The amendments* to the Code on Administrative Offences of the Russian Federation came into force on 30 July 2017. The amendments have established liability for failure to take product recall measures. Previously, there was no such liability in the Russian legislation. It needs to be noted here that Chapter 7 of the Federal Law “On Technical Regulation”* envisages a number of actions which must be undertaken by any manufacturer, provider, seller or person who is performing the functions of a foreign manufacturer (the “Manufacturer”) in Russia, in case the information on its products that are on sale in Russia do not conform to the requirements of the technical regulations. Such actions include:

– informing the competent authorities about the detected deviation from the requirements;

– checking that the information about the non-conformity of a product to the required standards is accurate and making the results available to the competent state agencies on demand;

– taking measures to prevent harm in accordance with a programme that should be developed according to Rosstandart’s guidelines (as indicated below);

– suspending the production and sales of the defective product, as well as recalling it from the market, if the threat of harm cannot be eliminated by other means.

Harm prevention programme

Despite the fact that the Federal Law “On Technical Regulation” contains an obligation to take harm prevention measures, up until July 2017, there was no liability for failing to take such measures. That said, even before the new rules on liability came into force, Rosstandart had prepared the guidelines* for developing and implementing programmes that will help prevent harm. Such programmes should be developed when it has been reliably confirmed that the products in question are defective and should include:

– sending end-user notifications about the possible defects;

– developing detailed instructions on how to repair the product and sending instructions to Rosstandart and end-users;

– ensuring that spare parts for repair are sufficiently available;

– sending an information letter to Rosstandart, notifying the consumers about the defects in the products, the possible precautionary measures that need to be taken, the efforts to rectify the defects, etc.;

– repairing the defective products;

– publishing a programme of measures on the official websites of both the Manufacturer and Rosstandart;

– sending interim and final reports on the implementation of the programme to Rosstandart.

Liability for violation of specific obligations

The applicable administrative liability will depend on the obligations established by the Federal Law “On Technical Regulation” that have been violated.

Accordingly, a failure to inform the competent authorities about a detected defect in a product (its non-conformity to the required technical requirements) is punishable by a fine from RUB 10,000 to 30,000 (EUR 143 – 429) for legal entities.

A Manufacturer that does not check whether the information received about the non-conformity of its products is accurate, or does not make the results of such check available upon request to the competent authorities, could be fined from RUB 20,000 to 40,000 (EUR 286 – 572).

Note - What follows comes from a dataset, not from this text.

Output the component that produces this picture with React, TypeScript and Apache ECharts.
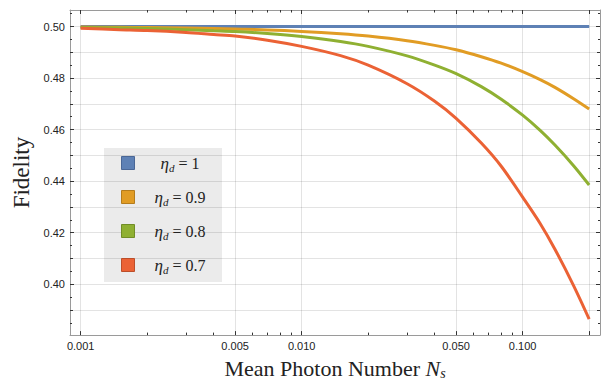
import React, { useEffect, useRef } from "react";
import * as echarts from "echarts";

// ---- data ----
const N_VALUES = [0.001, 0.0015, 0.002, 0.003, 0.004, 0.005, 0.007, 0.01, 0.015, 0.02, 0.03, 0.04, 0.05, 0.065, 0.08, 0.1, 0.12, 0.14, 0.17, 0.2];
const FID_ETA_10 = [0.5, 0.5, 0.5, 0.5, 0.5, 0.5, 0.5, 0.5, 0.5, 0.5, 0.5, 0.5, 0.5, 0.5, 0.5, 0.5, 0.5, 0.5, 0.5, 0.5];
const FID_ETA_09 = [0.4998, 0.4997, 0.4996, 0.4994, 0.4992, 0.499, 0.4987, 0.4981, 0.4972, 0.4963, 0.4945, 0.4927, 0.491, 0.4883, 0.4858, 0.4825, 0.4794, 0.4764, 0.472, 0.468];
const FID_ETA_08 = [0.4996, 0.4994, 0.4992, 0.4988, 0.4984, 0.4981, 0.4973, 0.4961, 0.4942, 0.4923, 0.4886, 0.485, 0.4817, 0.4767, 0.4718, 0.4656, 0.4597, 0.454, 0.446, 0.4385];
const FID_ETA_07 = [0.4993, 0.4988, 0.4985, 0.4977, 0.4969, 0.4963, 0.4947, 0.4923, 0.4887, 0.485, 0.4778, 0.471, 0.4644, 0.4548, 0.4458, 0.4338, 0.4236, 0.4136, 0.3995, 0.3865];
const ETA_LABELS = ["1", "0.9", "0.8", "0.7"];

const X_RANGE = [0.000895, 0.2239];
const Y_RANGE = [0.38027, 0.50642];
const X_LABELS = [0.001, 0.005, 0.01, 0.05, 0.1];
const X_MAJOR_TICKS = [0.001, 0.005, 0.01, 0.05, 0.1, 0.2];
const X_MINOR_TICKS = [0.002, 0.003, 0.004, 0.006, 0.007, 0.008, 0.009, 0.02, 0.03, 0.04, 0.06, 0.07, 0.08, 0.09];
const Y_LABELS = [0.4, 0.42, 0.44, 0.46, 0.48, 0.5];
const Y_MID_TICKS = [0.39, 0.41, 0.43, 0.45, 0.47, 0.49];
const Y_MINOR_TICKS = [0.385, 0.395, 0.405, 0.415, 0.425, 0.435, 0.445, 0.455, 0.465, 0.475, 0.485, 0.495, 0.505];

// ---- styles ----
const COLORS = ["#5e81b5", "#e19c24", "#8fb032", "#eb6235"];
const BORDERS = ["#4a6796", "#b47c1c", "#718d27", "#bc4e2a"];
const SERIF = "'Liberation Serif', 'Times New Roman', serif";
const SANS = "'Liberation Sans', Arial, sans-serif";
const GRID_COLOR = "rgba(0,0,0,0.11)";

const lg = (v: number) => Math.log10(v);

function xAxis(position: string, ticks: number[], len: number, extra: any = {}) {
  return {
    type: "value",
    position,
    min: lg(X_RANGE[0]),
    max: lg(X_RANGE[1]),
    axisLine: { show: false, onZero: false, lineStyle: { color: "#9a9a9a", width: 1 } },
    axisTick: { show: true, inside: true, length: len, customValues: ticks.map(lg), lineStyle: { color: "#333", width: 1 } },
    axisLabel: { show: false },
    splitLine: { show: false },
    ...extra,
  };
}

function yAxis(position: string, ticks: number[], len: number, extra: any = {}) {
  return {
    type: "value",
    position,
    min: Y_RANGE[0],
    max: Y_RANGE[1],
    axisLine: { show: false, onZero: false, lineStyle: { color: "#9a9a9a", width: 1 } },
    axisTick: { show: true, inside: true, length: len, customValues: ticks, lineStyle: { color: "#333", width: 1 } },
    axisLabel: { show: false },
    splitLine: { show: false },
    ...extra,
  };
}

const subRich = {
  it: { fontFamily: SERIF, fontStyle: "italic", fontSize: 22, lineHeight: 24, color: "#222" },
  sub: { fontFamily: SERIF, fontStyle: "italic", fontSize: 14, lineHeight: 14, verticalAlign: "bottom", color: "#222" },
};

export default function App() {
  const ref = useRef<HTMLDivElement>(null);

  useEffect(() => {
    if (!ref.current) return;
    const chart = echarts.init(ref.current, undefined, { renderer: "svg" });

    const seriesData = [FID_ETA_10, FID_ETA_09, FID_ETA_08, FID_ETA_07];

    const legendEls: any[] = [
      {
        type: "rect",
        shape: { x: 104, y: 148, width: 118, height: 134 },
        style: { fill: "#ebebeb" },
        z: -1,
      },
    ];
    const rowY = [163, 197, 231, 265];
    ETA_LABELS.forEach((lab, i) => {
      legendEls.push({
        type: "rect",
        shape: { x: 121.5, y: rowY[i] - 6.5, width: 13, height: 13 },
        style: { fill: COLORS[i], stroke: BORDERS[i], lineWidth: 1 },
        z: 10,
      });
      legendEls.push({
        type: "text",
        x: 180,
        y: rowY[i],
        style: {
          text: `{g|η}{d|d}{e| = ${lab}}`,
          align: "center",
          verticalAlign: "middle",
          rich: {
            g: { fontFamily: SERIF, fontStyle: "italic", fontSize: 17, lineHeight: 20, fill: "#222" },
            d: { fontFamily: SERIF, fontStyle: "italic", fontSize: 11, lineHeight: 11, verticalAlign: "bottom", fill: "#222" },
            e: { fontFamily: SERIF, fontSize: 16, lineHeight: 20, fill: "#222" },
          },
        },
        z: 10,
      });
    });

    const option: any = {
      animation: false,
      backgroundColor: "#ffffff",
      grid: { left: 70, right: 10, top: 10, bottom: 47, containLabel: false },
      xAxis: [
        xAxis("bottom", X_MAJOR_TICKS, 4, {
          axisLine: { show: true, onZero: false, lineStyle: { color: "#9a9a9a", width: 1 } },
          axisLabel: {
            show: true,
            customValues: X_LABELS.map(lg),
            formatter: (v: number) => Math.pow(10, v).toFixed(3),
            fontFamily: SANS,
            fontSize: 11,
            color: "#222",
            margin: 5,
          },
          splitLine: { show: true, lineStyle: { color: GRID_COLOR, width: 1 } },
          name: "Mean Photon Number {it|N}{sub|s}",
          nameLocation: "middle",
          nameGap: 19,
          nameTextStyle: { fontFamily: SERIF, fontSize: 22, lineHeight: 24, color: "#222", rich: subRich },
        }),
        xAxis("bottom", X_MINOR_TICKS, 2.5),
        xAxis("top", X_MAJOR_TICKS, 4, {
          axisLine: { show: true, onZero: false, lineStyle: { color: "#9a9a9a", width: 1 } },
        }),
        xAxis("top", X_MINOR_TICKS, 2.5),
      ],
      yAxis: [
        yAxis("left", Y_LABELS, 4, {
          axisLine: { show: true, onZero: false, lineStyle: { color: "#9a9a9a", width: 1 } },
          axisLabel: {
            show: true,
            customValues: Y_LABELS,
            formatter: (v: number) => v.toFixed(2),
            fontFamily: SANS,
            fontSize: 11,
            color: "#222",
            margin: 5,
          },
          splitLine: { show: true, lineStyle: { color: GRID_COLOR, width: 1 } },
          name: "Fidelity",
          nameLocation: "middle",
          nameRotate: 90,
          nameGap: 30,
          nameTextStyle: { fontFamily: SERIF, fontSize: 23, lineHeight: 23, color: "#222" },
        }),
        yAxis("left", Y_MID_TICKS, 3, {
          splitLine: { show: true, lineStyle: { color: GRID_COLOR, width: 1 } },
        }),
        yAxis("left", Y_MINOR_TICKS, 2),
        yAxis("right", Y_LABELS, 4, {
          axisLine: { show: true, onZero: false, lineStyle: { color: "#9a9a9a", width: 1 } },
        }),
        yAxis("right", Y_MID_TICKS, 3),
        yAxis("right", Y_MINOR_TICKS, 2),
      ],
      series: seriesData.map((arr, i) => ({
        type: "line",
        name: `eta_d = ${ETA_LABELS[i]}`,
        xAxisIndex: 0,
        yAxisIndex: 0,
        data: N_VALUES.map((n, j) => [lg(n), arr[j]]),
        showSymbol: false,
        smooth: 0.3,
        lineStyle: { color: COLORS[i], width: 3 },
        itemStyle: { color: COLORS[i] },
        z: 3 + i,
      })),
      graphic: { elements: legendEls },
    };

    chart.setOption(option);
    return () => chart.dispose();
  }, []);

  return (
    <div
      ref={ref}
      style={{ position: "absolute", left: 0, top: 0, width: 610, height: 385 }}
    />
  );
}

A failure to comply with the measures to prevent harm may attract a fine from RUB 30,000 to 100,000 (EUR 429 – 1,430).

The most severe sanction has been set for cases, where Manufacturers fail to comply with their obligations to suspend the production and sales of their defective products and recall them from sale: the fine in such cases ranges from RUB 100,000 to 500,000 for legal entities (EUR 1,430 – 7,143). In addition, the amendments have provided a more stringent alternative sanction in case of a repeated violation of this obligation. The fine in such cases will range from RUB 700,000 to 1m (EUR 1,000 – 14,300) with confiscation of the defective products or an administrative suspension of the Manufacturer’s activities for a period of up to 90 days along with confiscation of the defective products.

The sanctions for individual entrepreneurs are considerably lower than those set for legal entities (as indicated above).

Comments

We recommend that manufacturers and sellers of products that need to meet the quality requirements laid down by the Russian law, take into consideration the sanctions that may be imposed for non-compliance with the rules on the provision of information to consumers about the defects in their products and their recall from market. Further, they need to undertake all the measures prescribed by the legislation on technical regulation that are necessary to prevent harm from the defective products within the timeframes established by the legislation.

We suppose that in cases where the manufacturer of the product is a foreign company, the measures described above should be taken by the authorised representatives of the manufacturer or the seller of such products in Russia. We therefore recommend that provisions spelling out such responsibilities are included in the contracts between the foreign manufacturers and their authorised local representatives or the sellers of their products in Russia.